Fly infestations need to be dealt with as soon as you think you might even remotely have a problem. We had one . . . but it took us two tries to eliminate it as we just didn’t realize what drastic action was needed.
- There will be fly larvae on the inside of the compost bin — on the Nature’s Head, there will be eggs/larvae in every nook and cranny of the top. Dump the compost as normal into a trash bag, then get every bit of crud out that you can with a stick or scraper. Remove the fan if your unit has one. Then use a tank sprayer with water to get out all the larvae. We found that brushes with long wire handles that we could bend made it easier to scrub everywhere — be sure to get under edges everywhere. If any are left, there will be a second infestation and you’ll have to do it again (how do I know this?).
- We found our brushes in a hardware store in the Bahamas as we were preparing to do the second clean out.

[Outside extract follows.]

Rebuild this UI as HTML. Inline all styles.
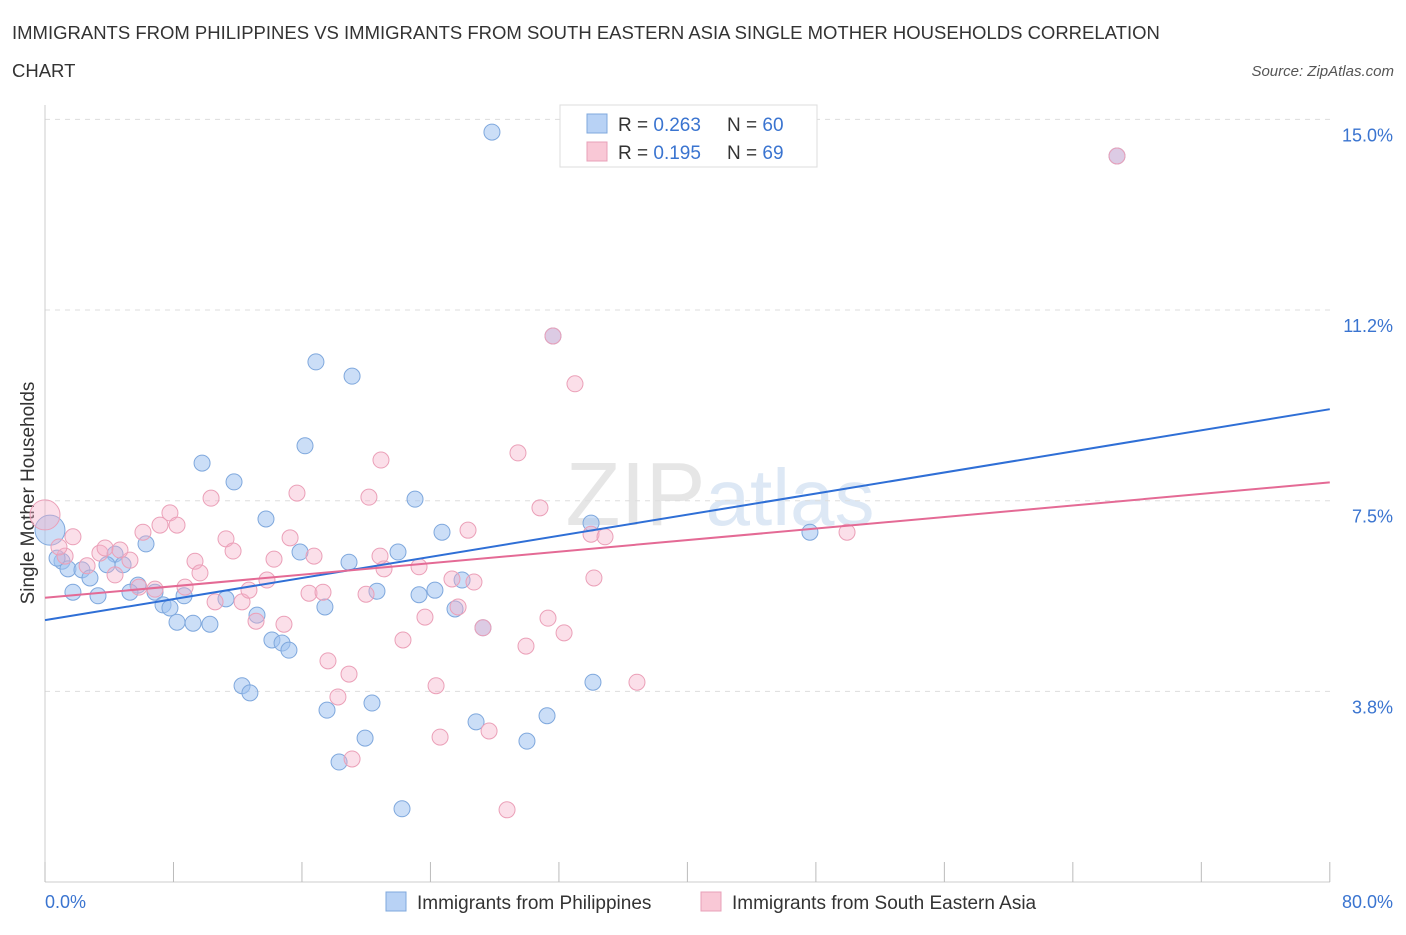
<!DOCTYPE html>
<html><head><meta charset="utf-8"><style>
body{margin:0;background:#fff;font-family:"Liberation Sans",sans-serif;}
svg text{font-family:"Liberation Sans",sans-serif;}
</style></head><body>
<svg width="1406" height="930" viewBox="0 0 1406 930" xmlns="http://www.w3.org/2000/svg">
<text x="12" y="39" font-size="18.5" fill="#333">IMMIGRANTS FROM PHILIPPINES VS IMMIGRANTS FROM SOUTH EASTERN ASIA SINGLE MOTHER HOUSEHOLDS CORRELATION</text>
<text x="12" y="77" font-size="18.5" fill="#333">CHART</text>
<text x="1394" y="76" font-size="15" fill="#555" font-style="italic" text-anchor="end">Source: ZipAtlas.com</text>
<text x="720" y="525" font-size="90" fill="#e6e6e6" text-anchor="middle" font-family="Liberation Serif">ZIP<tspan fill="#dde8f5" font-family="Liberation Sans" font-size="80">atlas</tspan></text>
<g id="grid"></g>
<g id="axes"></g>
<text x="34" y="493" font-size="19" fill="#333" text-anchor="middle" transform="rotate(-90 34 493)">Single Mother Households</text>
<g id="pts"></g>
<g id="trend"></g>
<g>
<rect x="560" y="105" width="257" height="62" fill="#fff" stroke="#ddd"/>
<rect x="587" y="114" width="20" height="19" fill="#b8d2f5" stroke="#7fa8dd"/>
<rect x="587" y="142" width="20" height="19" fill="#f9c8d6" stroke="#e8a0b8"/>
<text x="618" y="131" font-size="19" fill="#333">R = <tspan fill="#3a74d0">0.263</tspan><tspan x="727">N = </tspan><tspan fill="#3a74d0">60</tspan></text>
<text x="618" y="159" font-size="19" fill="#333">R = <tspan fill="#3a74d0"> 0.195</tspan><tspan x="727">N = </tspan><tspan fill="#3a74d0">69</tspan></text>
</g>
<g>
<rect x="386" y="892" width="20" height="19" fill="#b8d2f5" stroke="#7fa8dd"/>
<text x="417" y="909" font-size="19" fill="#333">Immigrants from Philippines</text>
<rect x="701" y="892" width="20" height="19" fill="#f9c8d6" stroke="#e8a0b8"/>
<text x="732" y="909" font-size="19" fill="#333">Immigrants from South Eastern Asia</text>
</g>
</svg>
<script>
const yTicks=[15.0,11.25,7.5,3.75];
const yTickLabels=["15.0%","11.2%","7.5%","3.8%"];
const blueX=[27.83,66.75,31.63,16.87,19.12,16.19,9.78,11.77,23.04,13.76,34.0,24.72,47.63,6.29,4.36,15.88,21.98,18.93,1.06,1.43,2.30,4.86,3.86,2.80,25.97,5.79,20.67,24.28,1.74,3.30,5.29,6.85,8.66,23.29,11.27,7.35,7.78,17.43,25.53,13.20,8.22,9.22,10.27,27.27,14.13,14.76,15.19,12.27,12.76,34.12,17.56,20.36,26.84,31.26,19.93,30.01,18.31,22.23,0.31,0.75];
const blueY=[14.75,14.28,10.74,10.23,9.95,8.58,8.24,7.87,7.53,7.14,7.06,6.88,6.88,6.65,6.45,6.49,6.49,6.29,6.31,6.16,6.14,6.24,6.24,5.98,5.94,5.84,5.72,5.74,5.70,5.63,5.70,5.70,5.63,5.65,5.57,5.45,5.39,5.41,5.37,5.25,5.11,5.09,5.07,5.00,4.76,4.70,4.56,3.86,3.72,3.93,3.38,3.52,3.15,3.27,2.83,2.77,2.36,1.44,6.92,6.37];
const pinkX=[0,1.74,1.25,3.42,5.29,3.74,6.10,7.16,7.78,8.22,10.34,11.27,11.71,9.34,9.65,8.72,6.85,10.59,12.27,12.70,13.82,14.26,15.26,15.69,16.75,16.44,17.31,13.14,14.88,17.62,18.93,18.24,19.12,20.92,20.17,21.11,20.86,19.99,23.29,22.29,23.66,24.35,24.60,26.34,25.34,26.71,25.72,27.27,27.65,28.77,29.45,30.82,31.32,32.32,29.95,33.0,34.0,34.87,34.18,36.86,49.94,31.63,66.75,4.36,2.62,5.85,0.87,4.67];
const pinkY=[7.22,6.79,6.41,6.47,6.33,6.57,6.88,7.02,7.26,7.02,7.55,6.75,6.51,6.31,6.08,5.80,5.76,5.51,5.51,5.74,5.94,6.35,6.77,7.65,6.41,5.68,5.70,5.13,5.07,4.35,4.09,3.64,2.42,8.30,7.57,6.16,6.41,5.66,6.20,4.76,5.21,3.86,2.85,6.92,5.96,5.90,5.41,5.00,2.97,1.42,8.44,7.36,5.19,4.90,4.64,9.80,6.84,6.79,5.98,3.93,6.88,10.74,14.28,6.04,6.22,5.80,6.59,6.53];
const bigBlue=[58]; const bigPink=[0];
const blueTrend=[5.15,9.30]; const pinkTrend=[5.59,7.86];
const xs=v=>45+v*16.06, ys=v=>882-v*50.84;
const NS="http://www.w3.org/2000/svg";
function mk(t,a,p){const e=document.createElementNS(NS,t);for(const k in a)e.setAttribute(k,a[k]);p.appendChild(e);return e;}
const grid=document.getElementById('grid'),axes=document.getElementById('axes');
yTicks.forEach((t,i)=>{
 const l=mk('line',{x1:45,x2:1330,y1:ys(t),y2:ys(t),stroke:'#ddd','stroke-dasharray':'5,5'},grid);
 
 
 const tx=mk('text',{x:1393,y:ys(t)+22,'font-size':18,fill:'#3a74d0','text-anchor':'end'},axes);
 tx.textContent=yTickLabels[i];
 
 
});
const ax=mk('line',{x1:45,x2:45,y1:105,y2:882,stroke:'#ccc'},axes);


const bx=mk('line',{x1:45,x2:1330,y1:882,y2:882,stroke:'#ccc'},axes);


for(let i=0;i<=10;i++){const tk=mk('line',{x1:xs(i*8),x2:xs(i*8),y1:862,y2:882,stroke:'#bbb'},axes);
 
 }
[[45,"0.0%","start"],[1393,"80.0%","end"]].forEach(d=>{const t=mk('text',{x:d[0],y:908,'font-size':18,fill:'#3a74d0','text-anchor':d[2]},axes);t.textContent=d[1];
 
 });
const pts=document.getElementById('pts');
blueX.forEach((v,i)=>{const c=mk('circle',{cx:xs(v),cy:ys(blueY[i]),r:bigBlue.includes(i)?15:8,fill:'rgba(160,195,240,0.55)',stroke:'#7fa8dd','stroke-width':1},pts);
 
 });
pinkX.forEach((v,i)=>{const c=mk('circle',{cx:xs(v),cy:ys(pinkY[i]),r:bigPink.includes(i)?15:8,fill:'rgba(245,175,200,0.4)',stroke:'#eba0b8','stroke-width':1},pts);
 
 });
const tr=document.getElementById('trend');
const l1=mk('line',{x1:xs(0),y1:ys(blueTrend[0]),x2:xs(80),y2:ys(blueTrend[1]),stroke:'#2f6fd6','stroke-width':2},tr);


const l2=mk('line',{x1:xs(0),y1:ys(pinkTrend[0]),x2:xs(80),y2:ys(pinkTrend[1]),stroke:'#e46a95','stroke-width':2},tr);


</script>
</body></html>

It’s better to get them before you need them, as every day that you spend getting supplies is a day that the flies multiply and lay more eggs. Prices are also cheaper when you’re not desperate. Coarse bristles work much better than soft. These are the style and sizes that worked well for us.
- After cleaning it all out, we poured and sprayed white vinegar everywhere in the unit, dumped it out, then let it dry. Then we refilled with coconut and began using it again. For the next week or so, we used fly spray daily to hopefully kill any before they laid more eggs.
- I’ve heard of people using pressure washers, boiling water, bleach and/or dunking the unit in the ocean to thoroughly clean it. It all depends on where you are and what’s available — and legal.
- One note on cleaning the unit out: If your unit has a fan, the wires on it are tiny, easy to break and generally can’t be repaired. Be careful with it as you remove the fan. We now carry a couple of spare fans with wiring.